American Zealots. Inside Right-Wing Domestic Terrorism, by Arie Perliger, professor and director of the graduate program in security studies at the School of Criminology and Justice Studies at the University of Massachusetts, Lowell.
Publisher Columbia University Press writes: In American Zealots, Arie Perliger provides a wide-ranging and rigorously researched overview of right-wing domestic terrorism. He analyzes its historical roots, characteristics, tactics, rhetoric, and organization, assessing the current and future trajectory of the use of violence by the far right. Perliger draws on a comprehensive dataset of more than 5,000 attacks and their perpetrators from 1990 through 2017 in order to explore key trends in American right-wing terrorism. He describes the entire ideological spectrum of the American far right, including today’s white supremacists, antigovernment groups, and antiabortion fundamentalists, as well as the histories of the KKK, skinheads, and neo-Nazis. Based on these findings, Perliger suggests counterterrorism policies that can respond effectively to the far-right threat. A groundbreaking examination of violence spawned from right-wing ideologies, American Zealots is essential reading for everyone seeking to understand the transformation of domestic terrorism.
A year ago, FBI Director Christopher Wray announced that the agency had made about 100 domestic terrorism-related arrests since October 2018 and that the majority of them were tied to white supremacy. A look at recent headlines confirms that the level of far right terrorism has been rising steadily for the last 2 decades. And not just in the USA. But that’s a story for another book.

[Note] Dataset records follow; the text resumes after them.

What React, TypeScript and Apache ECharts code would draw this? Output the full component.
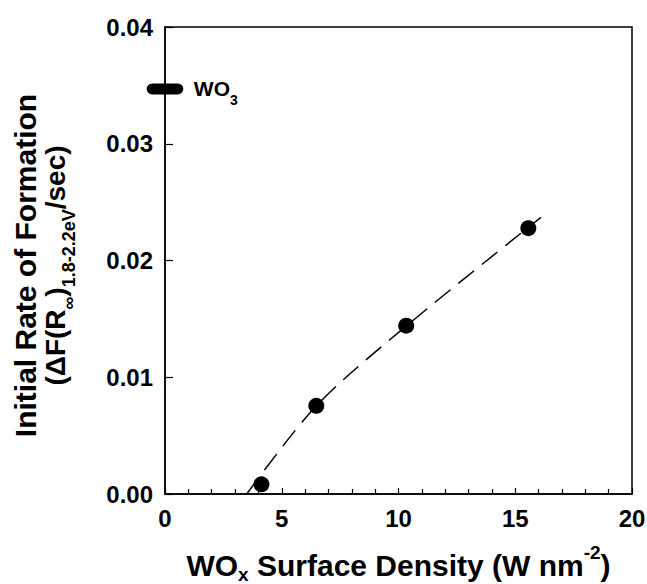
import React, { useEffect, useRef } from "react";
import * as echarts from "echarts";

const densities = [4.13, 6.48, 10.33, 15.56];
const rates = [0.00083, 0.00755, 0.01442, 0.02277];
const fitX = [3.5, 6.5, 10.4, 16.1];
const fitY = [0.0, 0.0076, 0.0145, 0.0237];
const wo3X = [-0.55, 0.55];
const wo3Rate = 0.0347;
const xTicks = { min: 0, max: 20, interval: 5 };
const yTicks = { min: 0, max: 0.04, interval: 0.01 };

const FONT = "'Liberation Sans', Arial, Helvetica, sans-serif";

export default function App() {
  const ref = useRef<HTMLDivElement>(null);
  useEffect(() => {
    if (!ref.current) return;
    const chart = echarts.init(ref.current, undefined, { renderer: "svg" });
    const pts = densities.map((d, i) => [d, rates[i]]);
    const fit = fitX.map((x, i) => [x, fitY[i]]);
    chart.setOption({
      animation: false,
      backgroundColor: "#ffffff",
      grid: {
        left: 165, right: 15, top: 27, bottom: 90,
        containLabel: false, outerBoundsMode: "none",
        show: true, borderColor: "#000", borderWidth: 1.5, backgroundColor: "transparent",
      },
      xAxis: {
        type: "value",
        min: xTicks.min,
        max: xTicks.max,
        interval: xTicks.interval,
        axisLine: { show: true, lineStyle: { color: "#000", width: 1.5 } },
        axisTick: { show: true, inside: true, length: 6, lineStyle: { color: "#000", width: 1.2 } },
        minorTick: { show: true, splitNumber: 5, length: 5, lineStyle: { color: "#000", width: 1.2 } },
        splitLine: { show: false },
        axisLabel: { color: "#000", fontFamily: FONT, fontWeight: "bold", fontSize: 24, margin: 12 },
        name: "{a|WO}{s|x}{a| Surface Density (W nm}{p|-2}{a|)}",
        nameLocation: "middle",
        nameGap: 53,
        nameTextStyle: {
          rich: {
            a: { fontFamily: FONT, fontWeight: "bold", fontSize: 30, color: "#000", lineHeight: 36 },
            s: { fontFamily: FONT, fontWeight: "bold", fontSize: 19, color: "#000", verticalAlign: "bottom", lineHeight: 36, padding: [0, 0, -1, 0] },
            p: { fontFamily: FONT, fontWeight: "bold", fontSize: 19, color: "#000", verticalAlign: "top", lineHeight: 36, padding: [-4, 0, 0, 0] },
          },
        },
      },
      yAxis: {
        type: "value",
        min: yTicks.min,
        max: yTicks.max,
        interval: yTicks.interval,
        axisLine: { show: true, lineStyle: { color: "#000", width: 1.5 } },
        axisTick: { show: true, inside: true, length: 8, lineStyle: { color: "#000", width: 1.2 } },
        splitLine: { show: false },
        axisLabel: { color: "#000", fontFamily: FONT, fontWeight: "bold", fontSize: 24, margin: 12, formatter: (v: number) => v.toFixed(2) },
        name: "{a|Initial Rate of Formation}\n{b|(ΔF(R}{s|∞}{b|)}{s|1.8-2.2eV}{b|/sec)}",
        nameLocation: "middle",
        nameRotate: 90,
        nameGap: 95,
        nameTextStyle: {
          align: "center",
          padding: [0, 10, 0, 0],
          rich: {
            a: { fontFamily: FONT, fontWeight: "bold", fontSize: 30, color: "#000", lineHeight: 30, align: "center" },
            b: { fontFamily: FONT, fontWeight: "bold", fontSize: 28, color: "#000", lineHeight: 30 },
            s: { fontFamily: FONT, fontWeight: "bold", fontSize: 18, color: "#000", lineHeight: 30, verticalAlign: "bottom", padding: [0, 0, -8, 0] },
          },
        },
      },
      series: [
        {
          type: "line",
          data: fit,
          smooth: 0.3,
          showSymbol: false,
          symbol: "none",
          lineStyle: { color: "#000", width: 1.5, type: [20, 10] },
          z: 2,
        },
        {
          type: "scatter",
          data: pts,
          symbol: "circle",
          symbolSize: 16,
          itemStyle: { color: "#000", opacity: 1 },
          z: 3,
        },
        {
          type: "custom",
          clip: false,
          data: [[wo3X[0], wo3X[1], wo3Rate]],
          renderItem: (params: any, api: any) => {
            const p0 = api.coord([api.value(0), api.value(2)]);
            const p1 = api.coord([api.value(1), api.value(2)]);
            return {
              type: "group",
              children: [
                {
                  type: "line",
                  shape: { x1: p0[0], y1: p0[1], x2: p1[0], y2: p1[1] },
                  style: { stroke: "#000", lineWidth: 11, lineCap: "round" },
                },
                {
                  type: "text",
                  x: p1[0] + 16,
                  y: p1[1],
                  style: {
                    text: "{a|WO}{s|3}",
                    verticalAlign: "middle",
                    rich: {
                      a: { fontFamily: FONT, fontWeight: "bold", fontSize: 21, fill: "#000", lineHeight: 24 },
                      s: { fontFamily: FONT, fontWeight: "bold", fontSize: 14, fill: "#000", lineHeight: 24, verticalAlign: "bottom", padding: [0, 0, -6, 0] },
                    },
                  },
                },
              ],
            };
          },
          z: 4,
        },
      ],
    });
    return () => chart.dispose();
  }, []);
  return <div ref={ref} style={{ position: "fixed", left: 0, top: 0, width: 647, height: 584 }} />;
}
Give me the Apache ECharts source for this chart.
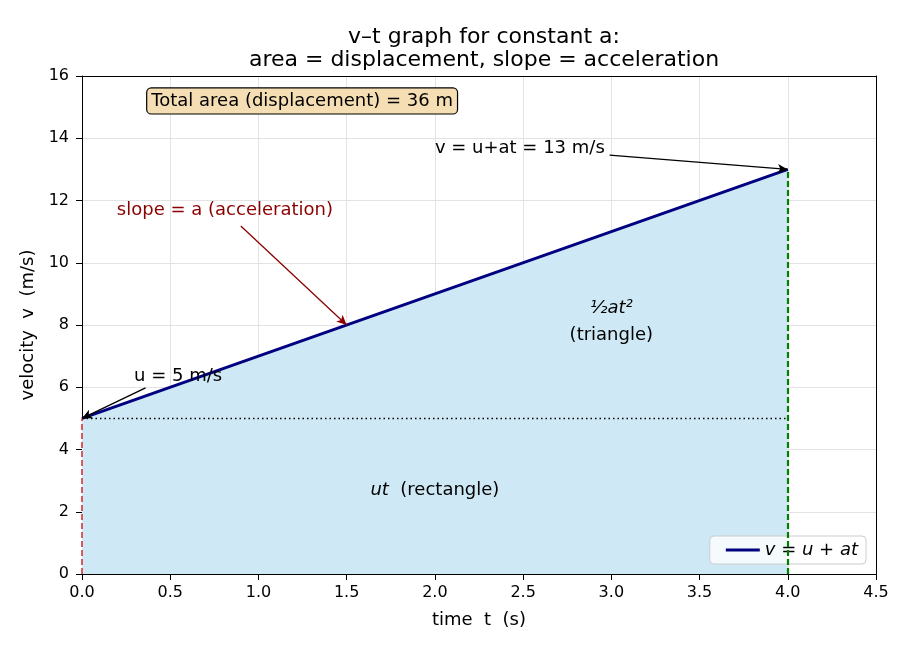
<!DOCTYPE html>
<html>
<head>
<meta charset="utf-8">
<script src="https://cdn.jsdelivr.net/npm/echarts@6/dist/echarts.min.js"></script>
<style>
  html, body { margin: 0; padding: 0; background: #fff; }
  #chart { width: 910px; height: 650px; }
</style>
</head>
<body>
<div id="chart"></div>
<script>
// v-t line for constant acceleration
const timeVals = [0, 4];
const velVals = [5, 13];

// annotation anchors (data coordinates)
const arrowFinal = [[2.99, 13.46], [4, 13]];
const arrowSlope = [[0.9, 11.18], [1.5, 8]];
const arrowStart = [[0.36, 5.98], [0, 5]];
const textFinal = [2.0, 13.69];
const textSlope = [0.81, 11.7];
const textStart = [0.545, 6.36];
const textTriangle = [3.0, 8.1];
const textRect = [2.0, 2.7];
const textTotal = [0.37, 15.2];

const chart = echarts.init(document.getElementById('chart'));
const font = 'DejaVu Sans';

const arrow = (pair, color) => [
  { coord: pair[0], symbol: 'none', lineStyle: { color: color, width: 1.3, type: 'solid' } },
  { coord: pair[1], symbol: 'arrow', symbolSize: [7, 10] }
];

const note = (coord, text, opts) => ({
  coord: coord,
  symbol: 'circle',
  symbolSize: 0,
  itemStyle: { color: 'transparent' },
  label: Object.assign({
    show: true,
    position: 'inside',
    formatter: text,
    color: '#000',
    fontFamily: font,
    fontSize: 18
  }, opts || {})
});

// frame-only axes on top/right so the box stays black
const frameAxis = (pos, min, max) => ({
  type: 'value', position: pos, min: min, max: max,
  axisLine: { show: true, onZero: false, lineStyle: { color: '#000' } },
  axisTick: { show: false }, axisLabel: { show: false }, splitLine: { show: false }
});

chart.setOption({
  animation: false,
  textStyle: { fontFamily: font },
  title: {
    text: 'v\u2013t graph for constant a:\narea = displacement, slope = acceleration',
    left: 479,
    textAlign: 'center',
    top: 21,
    textStyle: { fontFamily: font, fontSize: 22, fontWeight: 'normal', color: '#000', lineHeight: 23 }
  },
  grid: { left: 82, right: 34, top: 76, bottom: 76 },
  legend: {
    right: 44,
    bottom: 86,
    orient: 'vertical',
    icon: 'rect',
    itemWidth: 34,
    itemHeight: 3,
    itemGap: 6,
    padding: [5, 8, 5, 16],
    borderColor: '#ccc',
    borderWidth: 1,
    borderRadius: 4,
    backgroundColor: 'rgba(255,255,255,0.8)',
    textStyle: { fontFamily: font, fontSize: 18, fontStyle: 'italic', color: '#000' },
    data: ['v = u + at']
  },
  xAxis: [{
    type: 'value',
    min: 0, max: 4.5, interval: 0.5,
    name: 'time  t  (s)',
    nameLocation: 'middle',
    nameGap: 37,
    nameTextStyle: { fontFamily: font, fontSize: 18, color: '#000' },
    axisLine: { onZero: false, lineStyle: { color: '#000' } },
    axisTick: { show: true, length: 6, lineStyle: { color: '#000' } },
    axisLabel: { color: '#000', fontSize: 16, fontFamily: font, margin: 11, formatter: v => v.toFixed(1) },
    splitLine: { show: true, lineStyle: { color: '#e3e3e3', width: 1 } }
  }, frameAxis('top', 0, 4.5)],
  yAxis: [{
    type: 'value',
    min: 0, max: 16, interval: 2,
    name: 'velocity  v  (m/s)',
    nameLocation: 'middle',
    nameGap: 45,
    nameTextStyle: { fontFamily: font, fontSize: 18, color: '#000' },
    axisLine: { show: true, onZero: false, lineStyle: { color: '#000' } },
    axisTick: { show: true, length: 6, lineStyle: { color: '#000' } },
    axisLabel: { color: '#000', fontSize: 16, fontFamily: font, margin: 13 },
    splitLine: { show: true, lineStyle: { color: '#e3e3e3', width: 1 } }
  }, frameAxis('right', 0, 16)],
  series: [
    {
      name: 'v = u + at',
      type: 'line',
      data: timeVals.map((t, i) => [t, velVals[i]]),
      symbol: 'none',
      lineStyle: { color: '#000080', width: 3 },
      itemStyle: { color: '#000080' },
      areaStyle: { color: '#cee8f5', opacity: 1, origin: 'start' },
      z: 3,
      markLine: {
        silent: true,
        symbol: ['none', 'none'],
        label: { show: false },
        data: [
          [
            { coord: [timeVals[0], velVals[0]], lineStyle: { color: '#000', width: 1.3, type: [1.5, 3] } },
            { coord: [timeVals[1], velVals[0]] }
          ],
          [
            { coord: [timeVals[1], 0], lineStyle: { color: '#008000', width: 2.2, type: [6, 3] } },
            { coord: [timeVals[1], velVals[1]] }
          ],
          [
            { coord: [timeVals[0], 0], lineStyle: { color: '#d62728', width: 1.5, type: [6, 3] } },
            { coord: [timeVals[0], velVals[0]] }
          ],
          arrow(arrowFinal, '#000'),
          arrow(arrowSlope, '#8b0000'),
          arrow(arrowStart, '#000')
        ]
      },
      markPoint: {
        silent: true,
        data: [
          note(textFinal, 'v = u+at = 13 m/s', { align: 'left', verticalAlign: 'middle' }),
          note(textSlope, 'slope = a (acceleration)', { align: 'center', verticalAlign: 'middle', color: '#8b0000' }),
          note(textStart, 'u = 5 m/s', { align: 'center', verticalAlign: 'middle' }),
          note(textTriangle, '{i|\u00bdat\u00b2}\n(triangle)', {
            align: 'center', verticalAlign: 'middle', lineHeight: 27,
            rich: { i: { fontStyle: 'italic', fontSize: 18, fontFamily: font, lineHeight: 27 } }
          }),
          note(textRect, '{i|ut}  (rectangle)', {
            align: 'center', verticalAlign: 'middle',
            rich: { i: { fontStyle: 'italic', fontSize: 18, fontFamily: font } }
          }),
          note(textTotal, 'Total area (displacement) = 36 m', {
            align: 'left', verticalAlign: 'middle',
            backgroundColor: '#f5deb3',
            borderColor: '#000',
            borderWidth: 1.2,
            borderRadius: 4,
            padding: [4, 4, 3, 4]
          })
        ]
      }
    }
  ]
});
</script>
</body>
</html>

In his comprehensive and comparative study, Arie Perliger attempts to understand the societal and political factors behind the dramatic rise in far right violence, the new characteristics of its ideological framework as well as the type of strategies society should adopt to counter the growing threat.
The book is based on meticulous analysis of websites, social media platforms, personal accounts, paper and online publications promoting far right ideologies as well as on a dataset constructed by Perliger’s team to document all the violent attacks perpetrated by groups and individuals affiliated with the (very fragmented) American Far Right: the neo-Nazis, the Christian Identity followers, the members of the KKK, of Hammerskin Nation (HSN), of Aryan Nations, etc. The research also looks at paramilitary subcultures hostile towards the federal government and at pro-life organisations whose members are often also members of white supremacy groups. These groups have their own ideological nuances, structures, modus operandi, propaganda, targets, etc.
Their ideologies and rhetoric, however, increasingly overlap with the ones observed in the discourse of mainstream right-wing platforms and leaders. They tend to have similar positions on gun legislation and environmental policies, for example. In fact, Perliger argues, some of the concepts and practices that characterise far right groups are slowly seeping into formal mainstream political processes. He analyses the mechanisms behind this growing tolerance of far right ideas among the Republicans and how this, in turn, emboldens members of far right groups.
American Zealots makes for a fascinating, informative but also harrowing read. I can only admire its author for this in-depth investigation. I don’t think I would ever be able to spend months as he did poring over the abhorrent ideas and discourses professed by the kind of people who think their country needs an NAAWP, a National Association for the Advancement of White People.
The author also looked into a future characterised by the multiplication of environmental catastrophes, further democratisation of information sources, globalisation of political ideas and other dynamics that may provide new avenues of growth for far right ideologies. A pushback against the growing risk of an increase in far right violence lies, he argues, in a series of interventions such as a legal definition of domestic terrorism which would enable government agencies to address adequately groups perpetrating hate crimes, policies that facilitate better integration of minorities living in communities that have had little experience with ethnic and religious diversity, measures to slow the proliferation of White Power gangs in prison, solid tools to counter ideologies that promote hostility and violence towards segments of the population, etc. He would also invite leaders to consider the impact of their rhetoric on the legitimisation of far right narratives.
Even though the book focuses on the United States, it is difficult not to draw parallels with what is happening in Europe today. Not only are there transatlantic links between far right groups but some of the tactics adopted in the US to “recalibrate” their fetid ideological ideas and push them into the mainstream political discourse can also be observed in Europe. Far right Europeans too use civil rights jargon. They too attempt to dilute the ideological framework of their white nationalism with claims that they mostly care about environmental conservation, crime reduction, labour rights, etc. Or the fight against Covid-19.